White Model X Charging
Tesla

This battery patent application is one of thousands like it that reach the U.S. Patent Office by the truckload. Batteries are the hottest area of EV research because no battery does everything manufacturers want. Current EV batteries are too heavy, use too many rare metals (there’s only so much lithium waiting to be mined from underground), and are too bulky.

No currently-produced EV battery provides the same driving range as a tank of gasoline of the same size and weight. While EV batteries have reached a de-facto standard for the time being, rapid change is coming.

As Counterintuitive As It May Seem, EV Batteries Are Getting Researched More Than Motors

Toyota's Current Lithium-Ion Battery in a factory.
Toyota

While no EV manufacturer considers the car’s motor to be perfect and needs no further revision, motors are a solved problem compared to the batteries themselves. Motors were one of the first successful uses of electricity, and have over a century of refinement behind them. In this sense, EV motors are like the engines in ICE cars. Current research focuses on small yet useful alterations to proven designs, not reinventing them.

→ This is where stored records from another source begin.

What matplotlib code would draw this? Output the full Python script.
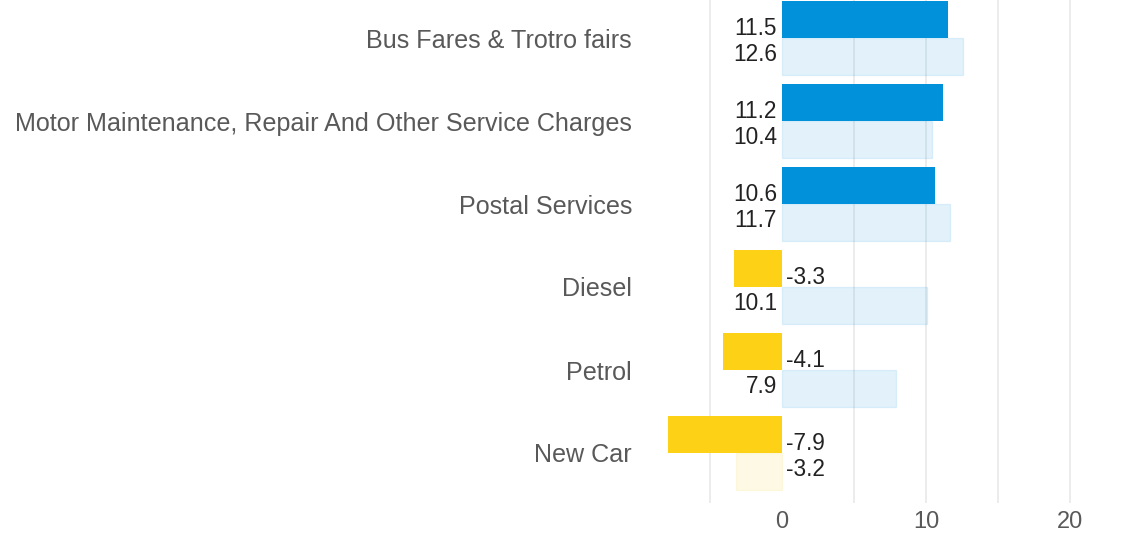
import matplotlib
matplotlib.use("Agg")
import matplotlib.pyplot as plt
import numpy as np

# =============================================================================
# DATA
# =============================================================================

categories = [
    "Bus Fares & Trotro fairs",
    "Motor Maintenance, Repair And Other Service Charges",
    "Postal Services",
    "Diesel",
    "Petrol",
    "New Car",
]
current = [11.5, 11.2, 10.6, -3.3, -4.1, -7.9]
previous = [12.6, 10.4, 11.7, 10.1, 7.9, -3.2]
x_ticks = [0, 10, 20]
grid_at = [-5, 5, 10, 15, 20]

# =============================================================================
# STYLE
# =============================================================================

BLUE = "#0091DA"
YELLOW = "#FDD116"
GRID = "#E9E9E9"
CAT_TEXT = "#595959"
VAL_TEXT = "#222222"

plt.rcParams["font.family"] = ["Liberation Sans", "DejaVu Sans"]

fig = plt.figure(figsize=(11.4, 5.35), dpi=100)
ax = fig.add_axes([650 / 1140, 32 / 535, 490 / 1140, 503 / 535])

y = np.arange(len(categories))
h = 0.44

for yi, cur, prev in zip(y, current, previous):
    c_col = BLUE if cur >= 0 else YELLOW
    p_col = BLUE if prev >= 0 else YELLOW
    ax.barh(yi - h / 2, cur, height=h, color=c_col, edgecolor="none", zorder=2)
    ax.barh(yi + h / 2, prev, height=h, color=p_col, alpha=0.11,
            edgecolor=p_col, linewidth=1.0, zorder=3)

    # value labels sit on the opposite side of zero
    for val, off in ((cur, -h / 2 + 0.1), (prev, h / 2 - 0.02)):
        if val >= 0:
            ax.text(-0.35, yi + off, f"{val:.1f}", ha="right", va="center",
                    fontsize=16.3, color=VAL_TEXT, zorder=4)
        else:
            ax.text(0.3, yi + off, f"{val:.1f}", ha="left", va="center",
                    fontsize=16.3, color=VAL_TEXT, zorder=4)

for g in grid_at:
    ax.axvline(g, color=GRID, linewidth=1.2, zorder=1)

ax.set_xlim(-(782 - 650) / 14.4, (1140 - 782) / 14.4)
ax.set_ylim(5 + 50 / 83, -38 / 83)

ax.set_yticks(y)
ax.set_yticklabels(categories, fontsize=18.1, color=CAT_TEXT)
ax.set_xticks(x_ticks)
ax.set_xticklabels([str(t) for t in x_ticks], fontsize=17, color=CAT_TEXT)
ax.tick_params(axis="y", length=0, pad=13)
ax.tick_params(axis="x", length=0, pad=6)

for s in ax.spines.values():
    s.set_visible(False)

fig.savefig("out.png", dpi=100, facecolor="white")
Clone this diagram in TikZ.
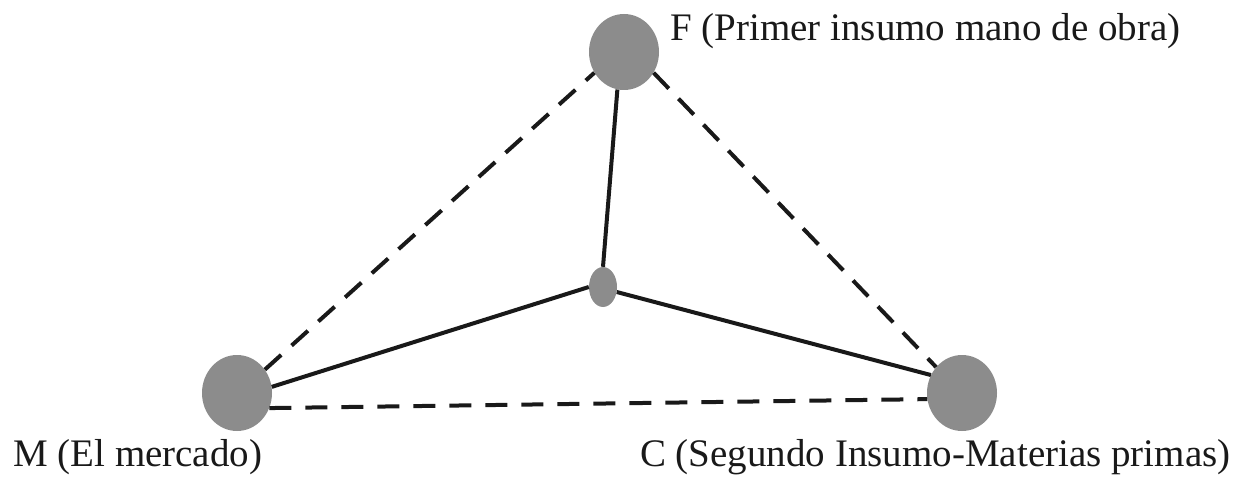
\documentclass[tikz,border=0pt]{standalone}
\usepackage{fontspec}
\setmainfont{Liberation Serif}
\usetikzlibrary{shapes.geometric}
\definecolor{nodegray}{RGB}{140,140,140}
\definecolor{linecol}{RGB}{25,25,25}
\tikzset{
  bignode/.style={ellipse, fill=nodegray, draw=none, minimum width=70pt, minimum height=76pt, inner sep=0pt},
  smallnode/.style={ellipse, fill=nodegray, draw=none, minimum width=28pt, minimum height=40pt, inner sep=0pt},
  solidline/.style={draw=linecol, line width=4pt},
  dashline/.style={draw=linecol, line width=4pt, dash pattern=on 22pt off 14pt},
  lbl/.style={font=\fontsize{39}{46}\selectfont, text=linecol, inner sep=0pt}
}
\begin{document}
\begin{tikzpicture}[x=1pt,y=-1pt]
\useasboundingbox (0,0) rectangle (1247,478);
\node[bignode] (F) at (624,52) {};
\node[bignode] (M) at (237,393) {};
\node[bignode] (C) at (962,393) {};
\node[smallnode] (O) at (603,287) {};
\draw[dashline] (M.40) -- (F.215);
\draw[dashline] (F.-35) -- (C.135);
\draw[dashline] (M.-25) -- (C.190);
\draw[solidline] (F.-100) -- (O.north);
\draw[solidline] (O.west) -- (M.10);
\draw[solidline] (O.-20) -- (C.150);
\node[lbl, anchor=base west] (Fl) at (670,41) {F (Primer insumo mano de obra)};
\node[lbl, anchor=base west] (Ml) at (13,466) {M (El mercado)};
\node[lbl, anchor=base west] (Cl) at (640,466) {C (Segundo Insumo-Materias primas)};
\end{tikzpicture}
\end{document}
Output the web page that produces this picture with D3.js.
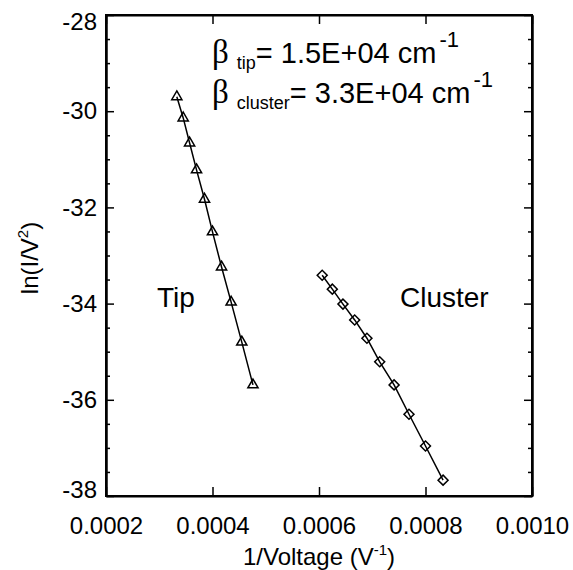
<!DOCTYPE html>
<html>
<head>
<meta charset="utf-8">
<script src="https://cdn.jsdelivr.net/npm/d3@7"></script>
<style>
body { margin: 0; background: #fff; }
text { font-family: "Liberation Sans", Arial, sans-serif; fill: #000; }
</style>
</head>
<body>
<script>
// tip emitter points (1/V, ln(I/V^2))
var tipX = [0.000333, 0.000345, 0.000357, 0.000370, 0.000385, 0.000400, 0.000417, 0.000435, 0.000455, 0.000476];
var tipY = [-29.70, -30.14, -30.66, -31.22, -31.83, -32.51, -33.24, -33.97, -34.80, -35.69];
// cluster points
var clusterX = [0.000606, 0.000625, 0.000645, 0.000667, 0.000690, 0.000714, 0.000741, 0.000769, 0.000800, 0.000833];
var clusterY = [-33.41, -33.70, -34.01, -34.34, -34.72, -35.21, -35.69, -36.30, -36.96, -37.67];

var xTicks = [0.0002, 0.0004, 0.0006, 0.0008, 0.0010];
var xTickLabels = ["0.0002", "0.0004", "0.0006", "0.0008", "0.0010"];
var yTicks = [-38, -36, -34, -32, -30, -28];
var yMinor = [-37.5, -37, -36.5, -35.5, -35, -34.5, -33.5, -33, -32.5, -31.5, -31, -30.5, -29.5, -29, -28.5];

var margin = {top: 15, right: 41, bottom: 74, left: 106}
, width = 573 - margin.left - margin.right
, height = 570 - margin.top - margin.bottom;

var x = d3.scaleLinear().domain([0.0002, 0.0010]).range([0, width]);
var y = d3.scaleLinear().domain([-38, -28]).range([height, 0]);

var svg = d3.select('body').append('svg')
    .attr('width', 573)
    .attr('height', 570);

var main = svg.append('g')
    .attr('transform', 'translate(' + margin.left + ',' + margin.top + ')');

// minor y ticks, left and right
main.append('g').call(d3.axisLeft(y).tickValues(yMinor).tickSizeInner(-4).tickSizeOuter(0).tickFormat(''));
main.append('g').attr('transform', 'translate(' + width + ',0)')
    .call(d3.axisRight(y).tickValues(yMinor).tickSizeInner(-4).tickSizeOuter(0).tickFormat(''));

var yAxis = main.append('g').attr('class', 'axis')
    .call(d3.axisLeft(y).tickValues(yTicks).tickSizeInner(-8).tickSizeOuter(0).tickPadding(9)
        .tickFormat(function(d) { return String(d); }));
main.append('g').attr('transform', 'translate(' + width + ',0)')
    .call(d3.axisRight(y).tickValues(yTicks).tickSizeInner(-8).tickSizeOuter(0).tickFormat(''));

var xAxis = main.append('g').attr('class', 'axis')
    .attr('transform', 'translate(0,' + height + ')')
    .call(d3.axisBottom(x).tickValues(xTicks).tickSizeInner(-9).tickSizeOuter(0).tickPadding(21)
        .tickFormat(function(d, i) { return xTickLabels[i]; }));
main.append('g')
    .call(d3.axisTop(x).tickValues(xTicks).tickSizeInner(-9).tickSizeOuter(0).tickFormat(''));

main.selectAll('.domain').attr('stroke', '#000').attr('stroke-width', 2);
main.selectAll('.tick line').attr('stroke', '#000').attr('stroke-width', 1.5);
main.selectAll('.axis text').style('font-size', '24px').style('font-family', '"Liberation Sans", Arial, sans-serif').attr('fill', '#000');
// keep end labels inside the frame height like the original
yAxis.selectAll('.tick text').attr('dy', function(d) { return d === -28 ? '0.62em' : (d === -38 ? '0.05em' : '0.32em'); });

// frame
main.append('rect').attr('width', width).attr('height', height)
    .attr('fill', 'none').attr('stroke', '#000').attr('stroke-width', 2);

var line = d3.line()
    .x(function(d) { return x(d[0]); })
    .y(function(d) { return y(d[1]); });

var tip = tipX.map(function(v, i) { return [v, tipY[i]]; });
var cluster = clusterX.map(function(v, i) { return [v, clusterY[i]]; });

main.append('path').datum(tip).attr('d', line)
    .attr('fill', 'none').attr('stroke', '#000').attr('stroke-width', 1.5);
main.append('path').datum(cluster).attr('d', line)
    .attr('fill', 'none').attr('stroke', '#000').attr('stroke-width', 1.5);

main.selectAll('.tri').data(tip).enter().append('path')
    .attr('d', d3.symbol().type(d3.symbolTriangle).size(45))
    .attr('transform', function(d) { return 'translate(' + x(d[0]) + ',' + y(d[1]) + ')'; })
    .attr('fill', 'none').attr('stroke', '#000').attr('stroke-width', 1.5);

main.selectAll('.dia').data(cluster).enter().append('path')
    .attr('d', d3.symbol().type(d3.symbolSquare).size(50))
    .attr('transform', function(d) { return 'translate(' + x(d[0]) + ',' + y(d[1]) + ') rotate(45)'; })
    .attr('fill', 'none').attr('stroke', '#000').attr('stroke-width', 1.5);

// labels
svg.append('text').attr('x', 157).attr('y', 307).style('font-size', '28px').text('Tip');
svg.append('text').attr('x', 400).attr('y', 307).style('font-size', '28px').text('Cluster');

function beta(yb, sub, rest) {
    var t = svg.append('text').attr('x', 212).attr('y', yb).style('font-size', '29px');
    t.append('tspan').style('font-family', '"Liberation Serif", serif').style('font-size', '33px').text('\u03b2');
    t.append('tspan').attr('dx', 8).attr('dy', 6).style('font-size', '18px').text(sub);
    t.append('tspan').attr('dy', -6).text(rest);
    t.append('tspan').attr('dx', 3).attr('dy', -16).style('font-size', '22px').text('-1');
}
beta(63, 'tip', '= 1.5E+04 cm');
beta(103, 'cluster', '= 3.3E+04 cm');

// axis titles
var xt = svg.append('text').attr('x', 319).attr('y', 565).attr('text-anchor', 'middle').style('font-size', '24px');
xt.append('tspan').text('1/Voltage (V');
xt.append('tspan').attr('dy', -10).style('font-size', '15px').text('-1');
xt.append('tspan').attr('dy', 10).text(')');

var yt = svg.append('text').attr('transform', 'translate(38,258) rotate(-90)').attr('text-anchor', 'middle').style('font-size', '24px');
yt.append('tspan').text('ln(I/V');
yt.append('tspan').attr('dy', -10).style('font-size', '15px').text('2');
yt.append('tspan').attr('dy', 10).text(')');
</script>
</body>
</html>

However, EV battery research is the opposite. It is not gradually revising a settled technology. Science labs are constantly coming up with designs and concepts that promise to be “groundbreaking,” “game-changing,” “breakthroughs,” “revolutionary,” and all the other words so fondly loved by PR writers.

The Uncertain Future Of EV Batteries

EV batteries are undergoing rapid change for multiple reasons. Perhaps most pressingly, a worldwide shortage of lithium threatens to bring future EV manufacturing to a screeching halt. Every EV battery in modern use depends on lithium. However, the metal is getting harder to obtain while the world constantly demands more of it. The era of glibly putting lithium into everything from phones to cars may come to an end without some earth-shaking breakthroughs in mining.

But aside from the ever-present problem of finite resources, the age of EVs is still young. No one has yet produced a battery that does everything people want. Tesla’s energy cell patent may become obsolete soon after it is granted. After all, the wheels of progress turn faster than the wheels on a Model S Plaid.